**Objective**
Reproduce every record below exactly as written, but leave out any pictures.

**Input for this task**
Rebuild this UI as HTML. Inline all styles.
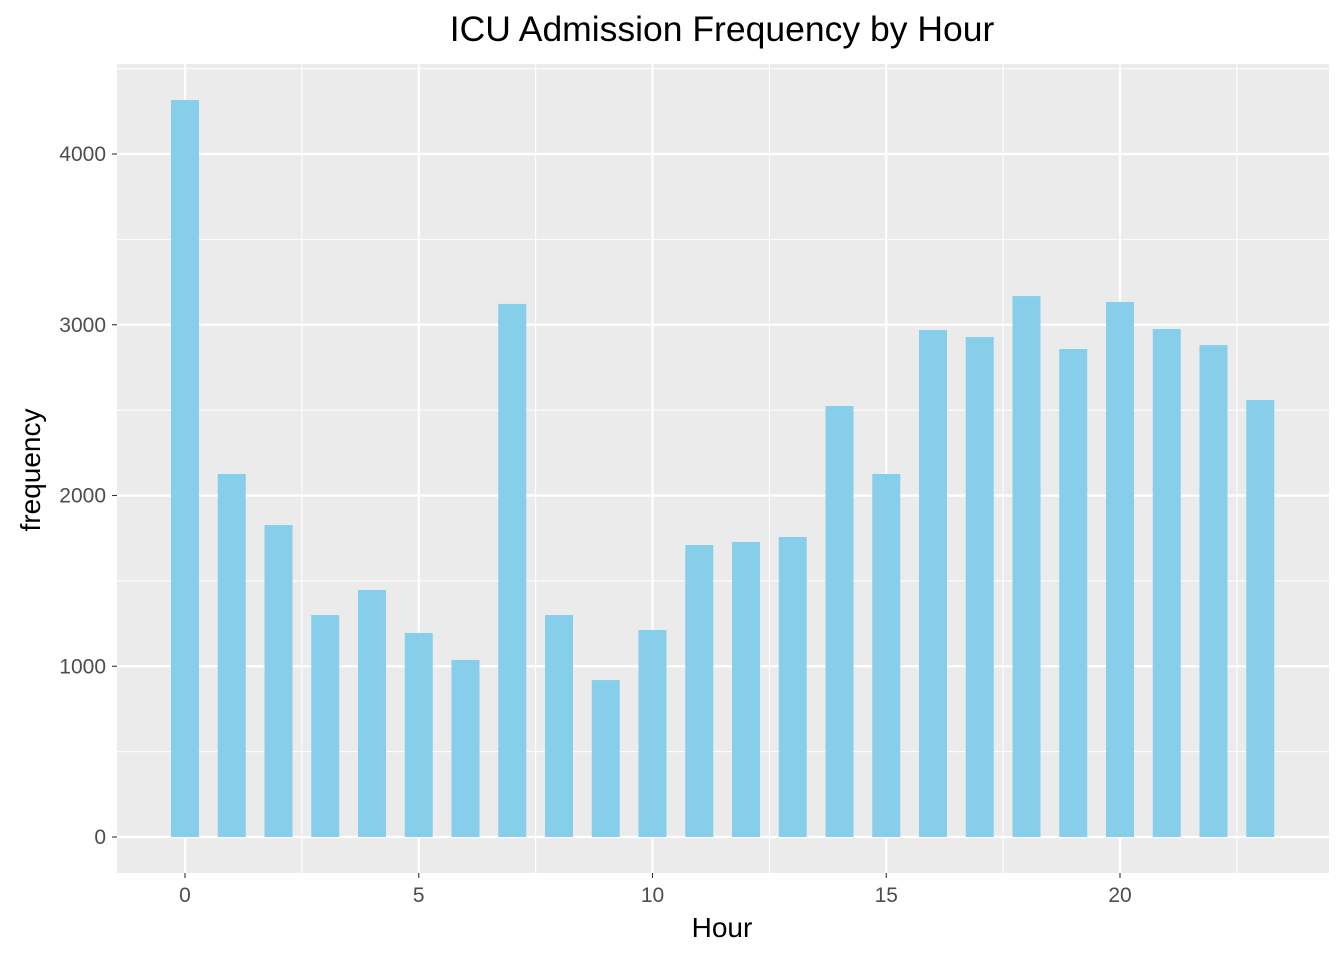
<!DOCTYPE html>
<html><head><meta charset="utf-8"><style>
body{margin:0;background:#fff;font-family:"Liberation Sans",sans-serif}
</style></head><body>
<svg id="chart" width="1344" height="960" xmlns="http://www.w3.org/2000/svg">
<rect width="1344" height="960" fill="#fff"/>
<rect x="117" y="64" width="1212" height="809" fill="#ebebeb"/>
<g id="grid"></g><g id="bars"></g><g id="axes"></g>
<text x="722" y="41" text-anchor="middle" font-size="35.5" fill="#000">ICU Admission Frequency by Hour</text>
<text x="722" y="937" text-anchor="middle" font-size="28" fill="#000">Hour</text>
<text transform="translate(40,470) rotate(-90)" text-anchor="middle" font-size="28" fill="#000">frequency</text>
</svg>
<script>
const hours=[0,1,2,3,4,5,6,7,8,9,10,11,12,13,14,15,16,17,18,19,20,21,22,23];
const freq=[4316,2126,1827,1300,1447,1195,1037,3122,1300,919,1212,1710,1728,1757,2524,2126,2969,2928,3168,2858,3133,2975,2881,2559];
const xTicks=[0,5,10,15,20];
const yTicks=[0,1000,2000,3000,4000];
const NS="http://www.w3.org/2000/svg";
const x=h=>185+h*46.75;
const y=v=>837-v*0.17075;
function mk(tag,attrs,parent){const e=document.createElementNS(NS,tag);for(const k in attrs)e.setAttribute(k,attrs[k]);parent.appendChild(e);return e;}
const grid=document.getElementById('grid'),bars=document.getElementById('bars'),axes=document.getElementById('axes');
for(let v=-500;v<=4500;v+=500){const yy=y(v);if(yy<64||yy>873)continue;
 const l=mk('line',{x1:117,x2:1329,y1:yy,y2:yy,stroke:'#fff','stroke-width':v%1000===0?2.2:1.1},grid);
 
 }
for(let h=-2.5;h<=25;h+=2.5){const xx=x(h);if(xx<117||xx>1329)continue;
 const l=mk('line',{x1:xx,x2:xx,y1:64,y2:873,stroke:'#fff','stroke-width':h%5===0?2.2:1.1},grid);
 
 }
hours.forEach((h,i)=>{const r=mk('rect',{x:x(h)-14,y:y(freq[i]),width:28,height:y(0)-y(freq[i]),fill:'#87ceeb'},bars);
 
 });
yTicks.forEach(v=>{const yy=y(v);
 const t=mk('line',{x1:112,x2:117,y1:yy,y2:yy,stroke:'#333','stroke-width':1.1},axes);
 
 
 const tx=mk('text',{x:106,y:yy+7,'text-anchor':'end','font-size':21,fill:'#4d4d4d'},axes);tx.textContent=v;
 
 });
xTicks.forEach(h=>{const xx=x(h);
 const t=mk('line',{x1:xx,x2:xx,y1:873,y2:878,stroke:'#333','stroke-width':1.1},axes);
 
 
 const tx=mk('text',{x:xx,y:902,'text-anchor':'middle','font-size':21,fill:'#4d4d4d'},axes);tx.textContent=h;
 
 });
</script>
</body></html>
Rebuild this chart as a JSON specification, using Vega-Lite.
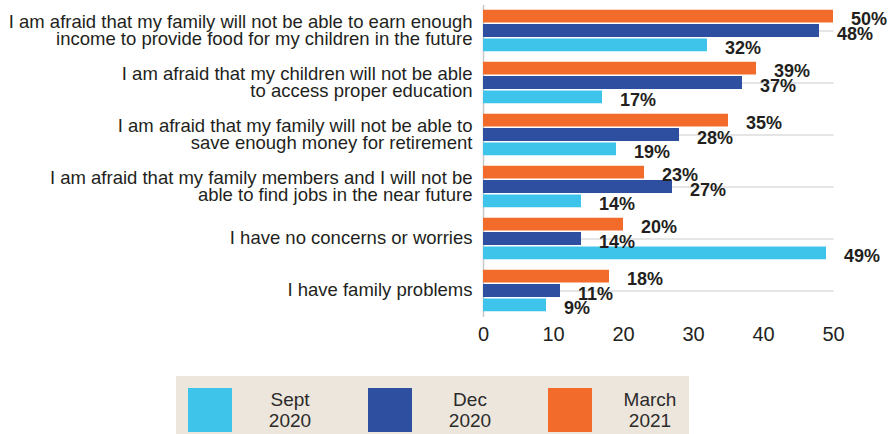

**Solution below**
Rebuild this UI as HTML. Inline all styles.
<!DOCTYPE html>
<html><head><meta charset="utf-8"><style>
body{margin:0;background:#fff;font-family:"Liberation Sans",sans-serif}
</style></head><body>
<svg id="chart" width="1344" height="960" xmlns="http://www.w3.org/2000/svg">
<rect width="1344" height="960" fill="#fff"/>
<rect x="117" y="64" width="1212" height="809" fill="#ebebeb"/>
<g id="grid"></g><g id="bars"></g><g id="axes"></g>
<text x="722" y="41" text-anchor="middle" font-size="35.5" fill="#000">ICU Admission Frequency by Hour</text>
<text x="722" y="937" text-anchor="middle" font-size="28" fill="#000">Hour</text>
<text transform="translate(40,470) rotate(-90)" text-anchor="middle" font-size="28" fill="#000">frequency</text>
</svg>
<script>
const hours=[0,1,2,3,4,5,6,7,8,9,10,11,12,13,14,15,16,17,18,19,20,21,22,23];
const freq=[4316,2126,1827,1300,1447,1195,1037,3122,1300,919,1212,1710,1728,1757,2524,2126,2969,2928,3168,2858,3133,2975,2881,2559];
const xTicks=[0,5,10,15,20];
const yTicks=[0,1000,2000,3000,4000];
const NS="http://www.w3.org/2000/svg";
const x=h=>185+h*46.75;
const y=v=>837-v*0.17075;
function mk(tag,attrs,parent){const e=document.createElementNS(NS,tag);for(const k in attrs)e.setAttribute(k,attrs[k]);parent.appendChild(e);return e;}
const grid=document.getElementById('grid'),bars=document.getElementById('bars'),axes=document.getElementById('axes');
for(let v=-500;v<=4500;v+=500){const yy=y(v);if(yy<64||yy>873)continue;
 const l=mk('line',{x1:117,x2:1329,y1:yy,y2:yy,stroke:'#fff','stroke-width':v%1000===0?2.2:1.1},grid);
 
 }
for(let h=-2.5;h<=25;h+=2.5){const xx=x(h);if(xx<117||xx>1329)continue;
 const l=mk('line',{x1:xx,x2:xx,y1:64,y2:873,stroke:'#fff','stroke-width':h%5===0?2.2:1.1},grid);
 
 }
hours.forEach((h,i)=>{const r=mk('rect',{x:x(h)-14,y:y(freq[i]),width:28,height:y(0)-y(freq[i]),fill:'#87ceeb'},bars);
 
 });
yTicks.forEach(v=>{const yy=y(v);
 const t=mk('line',{x1:112,x2:117,y1:yy,y2:yy,stroke:'#333','stroke-width':1.1},axes);
 
 
 const tx=mk('text',{x:106,y:yy+7,'text-anchor':'end','font-size':21,fill:'#4d4d4d'},axes);tx.textContent=v;
 
 });
xTicks.forEach(h=>{const xx=x(h);
 const t=mk('line',{x1:xx,x2:xx,y1:873,y2:878,stroke:'#333','stroke-width':1.1},axes);
 
 
 const tx=mk('text',{x:xx,y:902,'text-anchor':'middle','font-size':21,fill:'#4d4d4d'},axes);tx.textContent=h;
 
 });
</script>
</body></html>
Rebuild this chart as a JSON specification, using Vega-Lite.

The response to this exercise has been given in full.